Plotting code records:
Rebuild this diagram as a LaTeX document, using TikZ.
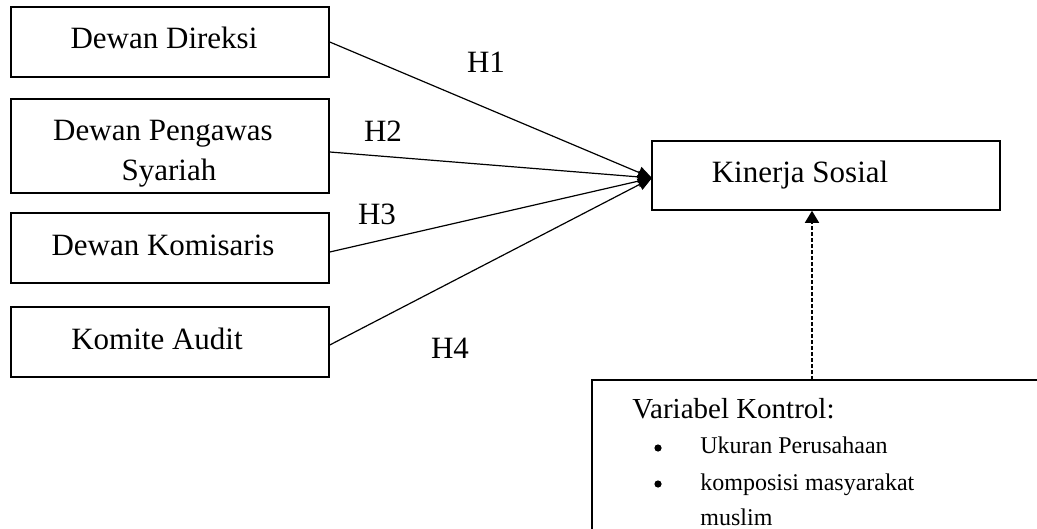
\documentclass[tikz,border=0pt]{standalone}
\usepackage{fontspec}
\setmainfont{Liberation Serif}
\usetikzlibrary{arrows.meta}
\begin{document}
\begin{tikzpicture}[x=0.5pt,y=-0.5pt,
  box/.style={draw,line width=0.75pt,inner sep=0pt,minimum width=159pt},
  txt/.style={font=\fontsize{15.5}{20}\selectfont,anchor=base,inner sep=0pt},
  conn/.style={line width=0.6pt,-{Triangle[length=7pt,width=6pt]}},
  small/.style={font=\fontsize{12}{14}\selectfont,anchor=base west,inner sep=0pt},
  dot/.style={circle,fill,inner sep=0pt,minimum size=3.6pt}]
\clip (0,0) rectangle (1037,529);
\node[box,minimum height=35pt] (b1) at (170,42) {};
\node[box,minimum height=47pt] (b2) at (170,146) {};
\node[box,minimum height=35pt] (b3) at (170,248) {};
\node[box,minimum height=35pt] (b4) at (170,342) {};
\node[box,minimum width=174pt,minimum height=34.5pt] (k) at (826,175.5) {};
\node[txt] (t1) at (164,49) {Dewan Direksi};
\node[txt] (t2a) at (163,141) {Dewan Pengawas};
\node[txt] (t2b) at (169,181) {Syariah};
\node[txt] (t3) at (163,255) {Dewan Komisaris};
\node[txt] (t4) at (157,349) {Komite Audit};
\node[txt] (tk) at (800,183) {Kinerja Sosial};
\coordinate (t) at (652,178);
\draw[conn] (b1.east) -- (t);
\draw[conn] ([yshift=-3pt]b2.east) -- (t);
\draw[conn] ([yshift=-2pt]b3.east) -- (t);
\draw[conn] ([yshift=-1.5pt]b4.east) -- (t);
\node[txt] (h1) at (486,73) {H1};
\node[txt] (h2) at (383,142) {H2};
\node[txt] (h3) at (377,225) {H3};
\node[txt] (h4) at (450,358) {H4};
% control box
\draw[line width=0.75pt] (1050,380) -- (592,380) -- (592,545);
\coordinate (c) at (812,380);
\draw[line width=0.7pt,dash pattern=on 2pt off 1pt,-{Triangle[length=6pt,width=7pt]}] (c) -- (k.south -| c);
\node[anchor=base west,inner sep=0pt,font=\fontsize{14.5}{16}\selectfont] (vk) at (632,418) {Variabel Kontrol:};
\node[dot] (d1) at (658,448) {};
\node[small] (u1) at (700,453) {Ukuran Perusahaan};
\node[dot] (d2) at (658,484) {};
\node[small] (u2) at (700,490) {komposisi masyarakat};
\node[small] (u3) at (700,525) {muslim};
\end{tikzpicture}
\end{document}
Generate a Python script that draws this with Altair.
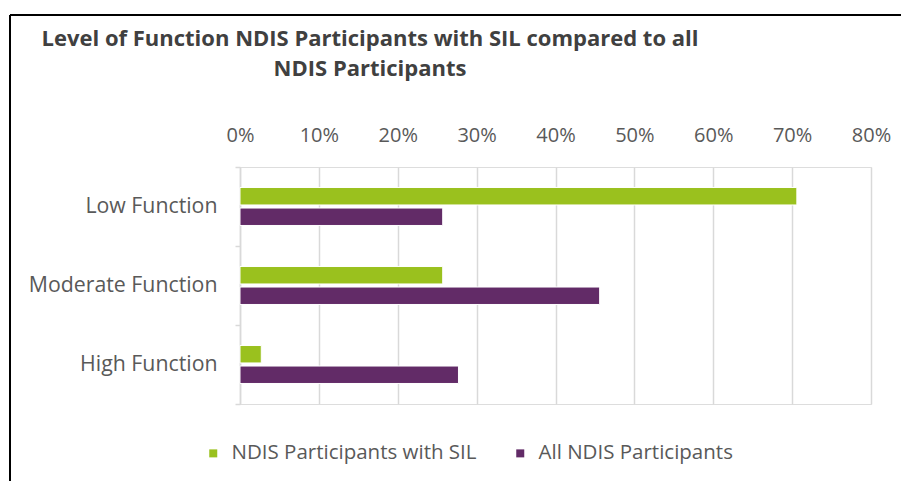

### REQUIRED WORK
Set each line of the records down exactly, leaving every picture out.

### WRITTEN SOLUTION
Rebuild this diagram as a LaTeX document, using TikZ.
\documentclass[tikz,border=0pt]{standalone}
\usepackage{fontspec}
\setmainfont{Liberation Serif}
\usetikzlibrary{arrows.meta}
\begin{document}
\begin{tikzpicture}[x=0.5pt,y=-0.5pt,
  box/.style={draw,line width=0.75pt,inner sep=0pt,minimum width=159pt},
  txt/.style={font=\fontsize{15.5}{20}\selectfont,anchor=base,inner sep=0pt},
  conn/.style={line width=0.6pt,-{Triangle[length=7pt,width=6pt]}},
  small/.style={font=\fontsize{12}{14}\selectfont,anchor=base west,inner sep=0pt},
  dot/.style={circle,fill,inner sep=0pt,minimum size=3.6pt}]
\clip (0,0) rectangle (1037,529);
\node[box,minimum height=35pt] (b1) at (170,42) {};
\node[box,minimum height=47pt] (b2) at (170,146) {};
\node[box,minimum height=35pt] (b3) at (170,248) {};
\node[box,minimum height=35pt] (b4) at (170,342) {};
\node[box,minimum width=174pt,minimum height=34.5pt] (k) at (826,175.5) {};
\node[txt] (t1) at (164,49) {Dewan Direksi};
\node[txt] (t2a) at (163,141) {Dewan Pengawas};
\node[txt] (t2b) at (169,181) {Syariah};
\node[txt] (t3) at (163,255) {Dewan Komisaris};
\node[txt] (t4) at (157,349) {Komite Audit};
\node[txt] (tk) at (800,183) {Kinerja Sosial};
\coordinate (t) at (652,178);
\draw[conn] (b1.east) -- (t);
\draw[conn] ([yshift=-3pt]b2.east) -- (t);
\draw[conn] ([yshift=-2pt]b3.east) -- (t);
\draw[conn] ([yshift=-1.5pt]b4.east) -- (t);
\node[txt] (h1) at (486,73) {H1};
\node[txt] (h2) at (383,142) {H2};
\node[txt] (h3) at (377,225) {H3};
\node[txt] (h4) at (450,358) {H4};
% control box
\draw[line width=0.75pt] (1050,380) -- (592,380) -- (592,545);
\coordinate (c) at (812,380);
\draw[line width=0.7pt,dash pattern=on 2pt off 1pt,-{Triangle[length=6pt,width=7pt]}] (c) -- (k.south -| c);
\node[anchor=base west,inner sep=0pt,font=\fontsize{14.5}{16}\selectfont] (vk) at (632,418) {Variabel Kontrol:};
\node[dot] (d1) at (658,448) {};
\node[small] (u1) at (700,453) {Ukuran Perusahaan};
\node[dot] (d2) at (658,484) {};
\node[small] (u2) at (700,490) {komposisi masyarakat};
\node[small] (u3) at (700,525) {muslim};
\end{tikzpicture}
\end{document}
Generate a Python script that draws this with Altair.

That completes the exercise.